Afin de conclure la soirée en beauté, les AS WE DRAW, chefs de file de la scène hardcore de Laval viennent nous offrir un set. Nous parisiens qui ne les avons pas reçu depuis l’automne 2013 et une date avec Narrows. Leur dernier album “Mirages” est un chef d’oeuvre de noirceur. Et la prestation du groupe, tout en finesse et en nuance, prouvera une fois de plus à quel point la fratrie Sauvé est touché par la grâce des musiques extrêmes. Amaury martèle ses futs méthodiquement, avec une précision et une musicalité ahurissante pendant que Quentin enchaine son troisième set de la journée sans perdre en énergie et en implication. Les voix s’entremêlent et le tonnerre gronde pour nous emmener dans les entrailles d’une musique délicieusement noire. En un peu moins d’une heure, As We Draw explose tout sur son passage, mais en douceur.
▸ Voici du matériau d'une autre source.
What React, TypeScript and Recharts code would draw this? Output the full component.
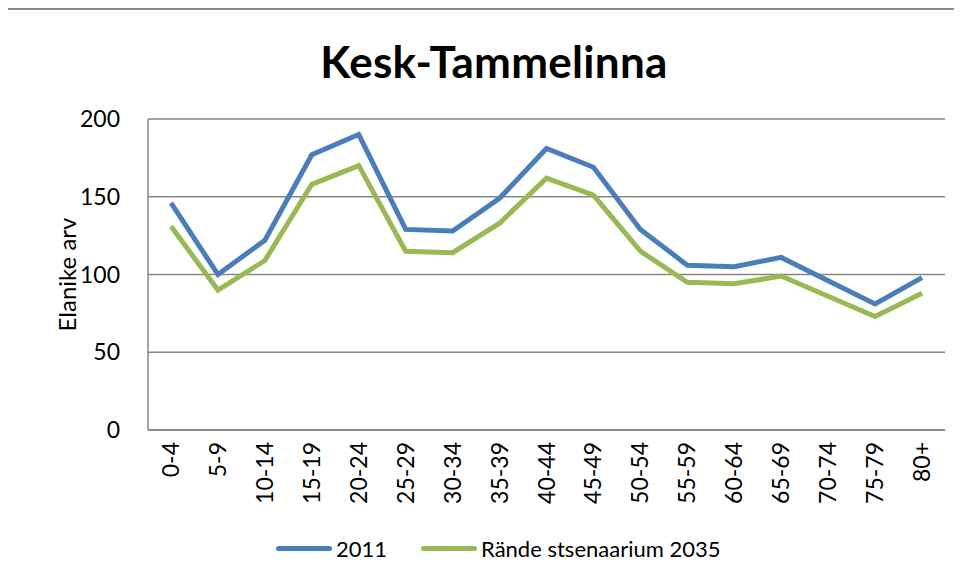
import React from 'react';
import { LineChart, Line, XAxis, YAxis, CartesianGrid } from 'recharts';

// vanuserühmad
const ageGroups = ['0-4', '5-9', '10-14', '15-19', '20-24', '25-29', '30-34', '35-39', '40-44', '45-49', '50-54', '55-59', '60-64', '65-69', '70-74', '75-79', '80+'];
const values2011 = [146, 100, 122, 177, 190, 129, 128, 149, 181, 169, 129, 106, 105, 111, 96, 81, 98];
const values2035 = [131, 90, 109, 158, 170, 115, 114, 133, 162, 151, 115, 95, 94, 99, 86, 73, 88];
const yTicks = [0, 50, 100, 150, 200];

const data = ageGroups.map((name, i) => ({ name, a: values2011[i], b: values2035[i] }));

const FONT = 'Lato, "Open Sans", sans-serif';
const BLUE = '#4A7EBB';
const GREEN = '#98B954';

const XTick = (props: any) => {
    const { x, y, payload } = props;
    return (
        <text x={x + 8} y={y + 4} transform={`rotate(-90, ${x + 8}, ${y + 4})`} textAnchor="end" fontSize={23} fontFamily={FONT} fill="#000">
            {payload.value}
        </text>
    );
};

export default function App() {
    return (
        <div style={{ position: 'relative', width: 954, height: 572, marginLeft: -3, fontFamily: FONT }}>
            <div style={{ position: 'absolute', left: 0, width: 978, top: 27, textAlign: 'center', fontSize: 44, fontWeight: 'bold', letterSpacing: 0.3 }}>
                Kesk-Tammelinna
            </div>
            <LineChart width={960} height={570} data={data} margin={{ top: 111, right: 20, bottom: 58, left: 0 }} style={{ position: 'absolute', left: 0, top: 0 }}>
                <CartesianGrid vertical={false} stroke="#868686" strokeWidth={1.5} />
                <XAxis dataKey="name" interval={0} height={90} padding={{ left: 23, right: 23 }} tickLine={false} axisLine={{ stroke: '#868686', strokeWidth: 1.5 }} tick={<XTick />} />
                <YAxis domain={[0, 200]} ticks={yTicks} width={143} tickLine={false} axisLine={{ stroke: '#868686', strokeWidth: 1.5 }} tick={{ fontSize: 23, fill: '#000', fontFamily: FONT }} tickMargin={22}
                    label={{ value: 'Elanike arv', angle: -90, position: 'insideLeft', offset: 62, style: { fontSize: 24, fill: '#000', fontFamily: FONT, textAnchor: 'middle' } }} />
                <Line type="linear" dataKey="a" name="2011" stroke={BLUE} strokeWidth={5} dot={false} isAnimationActive={false} />
                <Line type="linear" dataKey="b" name="Rände stsenaarium 2035" stroke={GREEN} strokeWidth={5} dot={false} isAnimationActive={false} />
            </LineChart>
            <div style={{ position: 'absolute', left: 271, top: 527, display: 'flex', alignItems: 'center', fontSize: 22 }}>
                <span style={{ display: 'inline-block', width: 56, height: 5, borderRadius: 3, background: BLUE }} />
                <span style={{ marginLeft: 4 }}>2011</span>
                <span style={{ display: 'inline-block', width: 56, height: 5, borderRadius: 3, background: GREEN, marginLeft: 34 }} />
                <span style={{ marginLeft: 4 }}>Rände stsenaarium 2035</span>
            </div>
            {/* kaardi raam */}
            <div style={{ position: 'absolute', left: 0, top: 0, width: 2, height: 572, background: '#8c8c8c', zIndex: 5 }} />
            <div style={{ position: 'absolute', left: 0, top: 0, width: 960, height: 2, background: '#8c8c8c', zIndex: 5 }} />
        </div>
    );
}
Comparé à la furie des autres formations de la soirée, le set du trio passe presque pour une explosion de douceur tant sa maitrise de la complexité de ses chansons est criante. Décidément un groupe à part.

Pour cette première édition du Throatruiner Fest, c’est peu dire que la qualité de la soirée allait de paire avec les attentes liées à l’affiche proposée. La scène hardcore française est d’une richesse sans nom, puisant ses influences dans mille endroits différents et ressortant toujours un travail viscéral et intègre. Si certains pestent du manque de reconnaissance d’une telle scène, ne serait-ce qu’à l’échelle nationale, il faut savoir que Paris ne représente pas la France et que, certaines régions s’investissent vraiment dans les scènes alternatives. Et puis, si une scène devait rencontrer un public en masse pour prouver sa qualité, ça se saurait. L’écurie Throatruiner n’a définitivement pas besoin de ça.